To be sure, this climate change litigation is far from over. The government plaintiffs still face formidable challenges if they are to prevail on the merits of their monetary claims against the energy multinationals. Those challenges include quantifying the defendants' proportionate share of global GHG emissions, their consequential share of liability, causation questions, etc. But the plaintiffs and their attorneys have confidence in the climate science underlying their lawsuits and their ability to "fingerprint" the defendants' share of GHG emissions. And the companies' ability to avoid liability in these cases may well be undercut by damning revelations that they commissioned private studies as far back as the 1960s identifying the inextricable link between fossil fuel GHG emissions and climate change -- at the same time those companies were carrying out an extensive public relations campaign of climate change-related misinformation targeting the public, media and government decision-makers alike.
Finally, a pair of postscripts: First, it would be erroneous to chalk up these two decisions as simply another judicial frolic by a left-leaning 9th Circuit. To the contrary, Judge Ikuta is one of the 9th Circuit's most conservative judges, appointed to the Court of Appeals by former President George W. Bush. Her opinions in both cases were joined by Judge Kenneth Lee, a Trump nominee recently confirmed by the U.S. Senate, and Judge Morgan Christen, an Obama appointee.
Second, these appeals brought forth a flood of amici briefs from across the political, economic and ideological spectrum.

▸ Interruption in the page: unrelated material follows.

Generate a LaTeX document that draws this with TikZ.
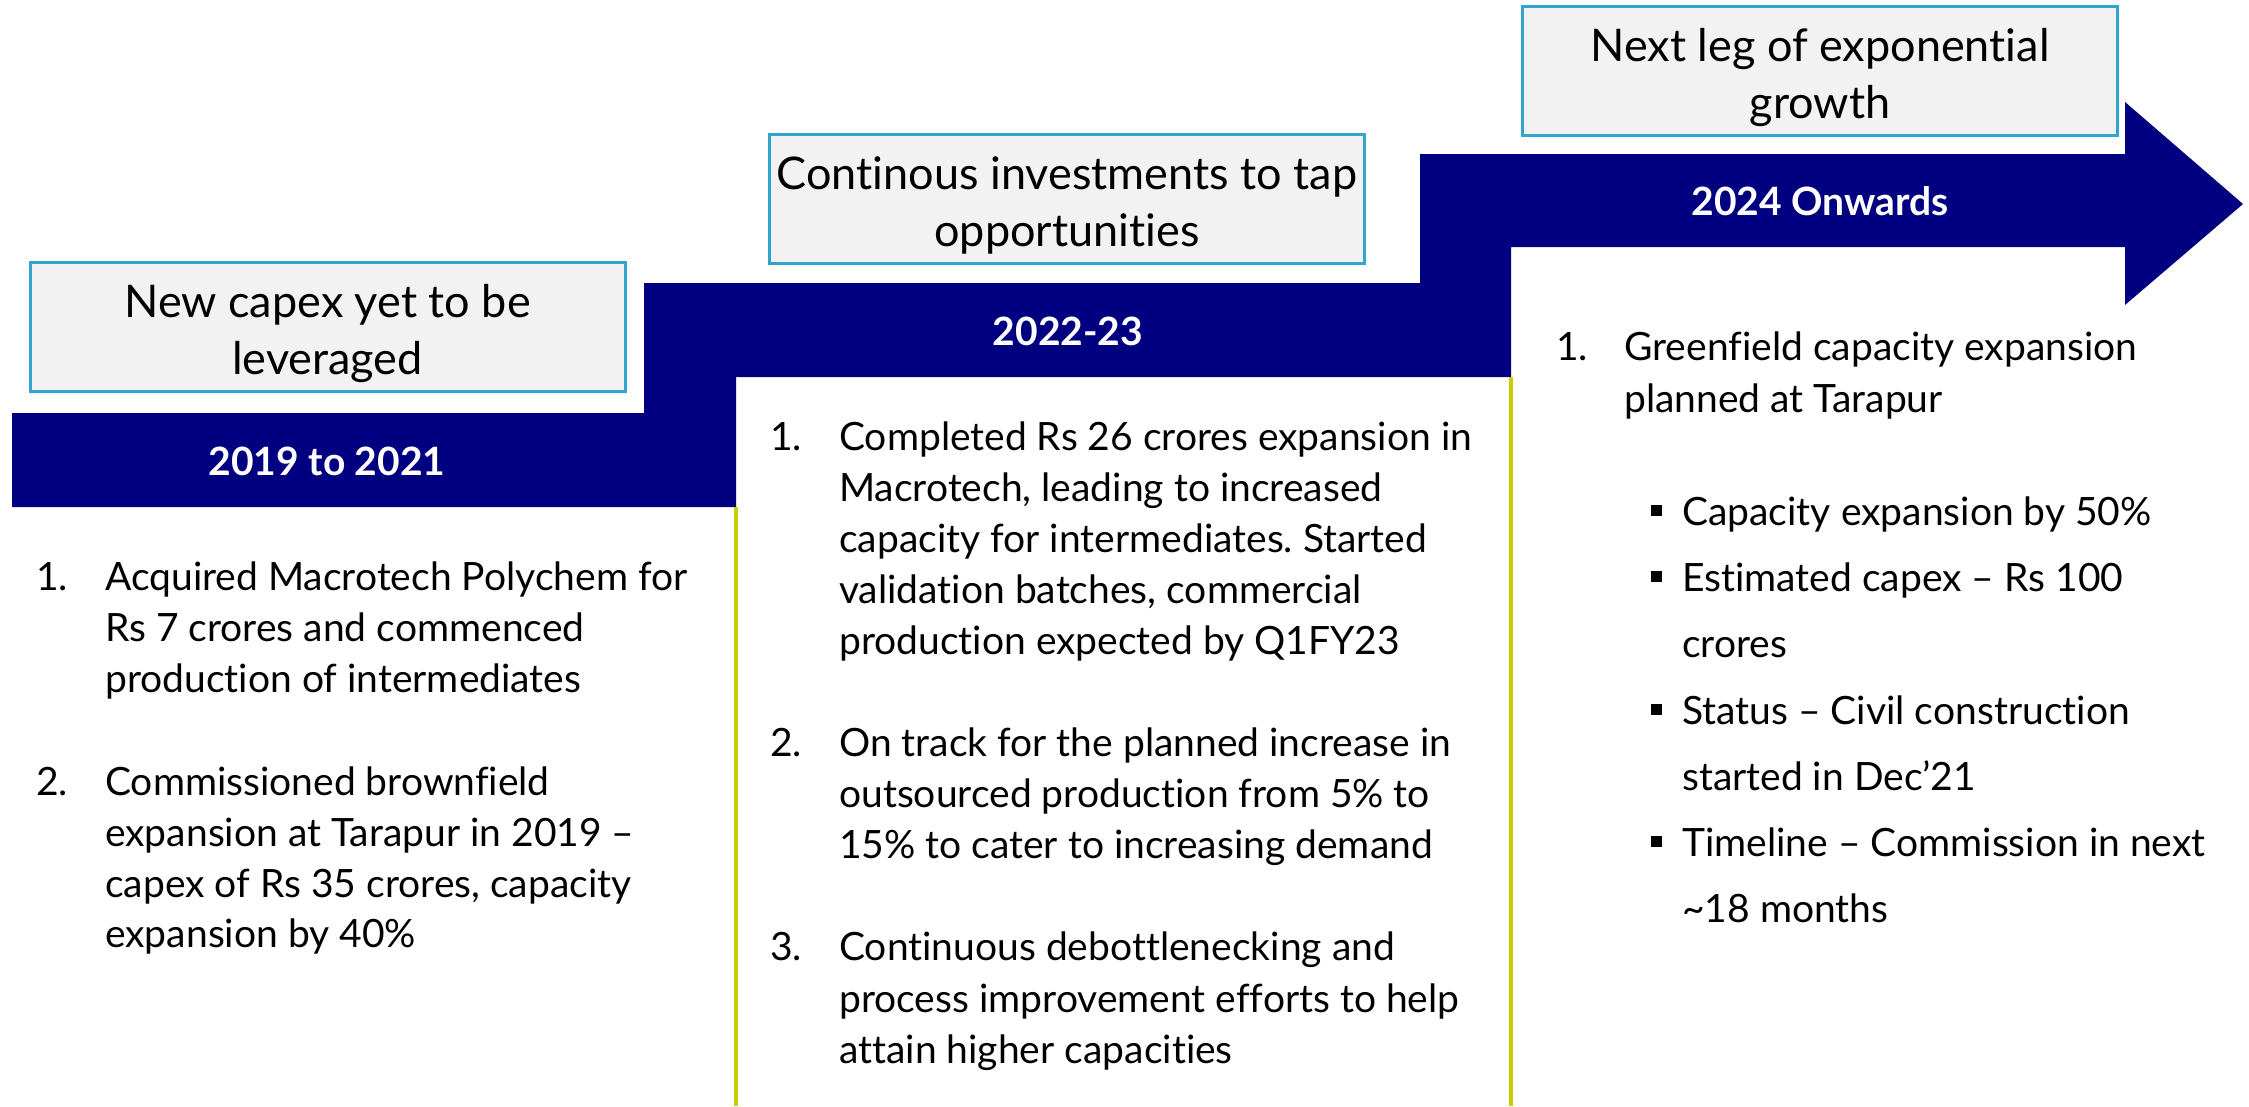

They include major environmental organizations, the U.S. Chamber of Commerce, a U.S. senator and dueling coalitions of "blue state" attorneys general (led by California Attorney General Xavier Becerra) and "red state" attorneys general (headed by Indiana Attorney General Curtis Hill.) Particularly noteworthy is the fact that the Trump administration filed a friend-of-the-court brief supporting the energy company defendants. The federal government's most breathtaking assertion was that the California local government lawsuits "are inconsistent with constitutional principles of separation of powers"; that remarkable contention drew nary a mention from the 9th Circuit panel.
City of Oakland and County of San Mateo represent major wins for the local governments bringing these cases and, correspondingly, a very significant setback for the energy industry defendants. The momentum in these cases has doubtless swung to the plaintiffs' side, and it will be most interesting to see if they can parlay their latest appellate victory into favorable judgments or settlements. In any event, these cases and the related lawsuits pending across the U.S. represent the most important, currently active climate change litigation in the nation.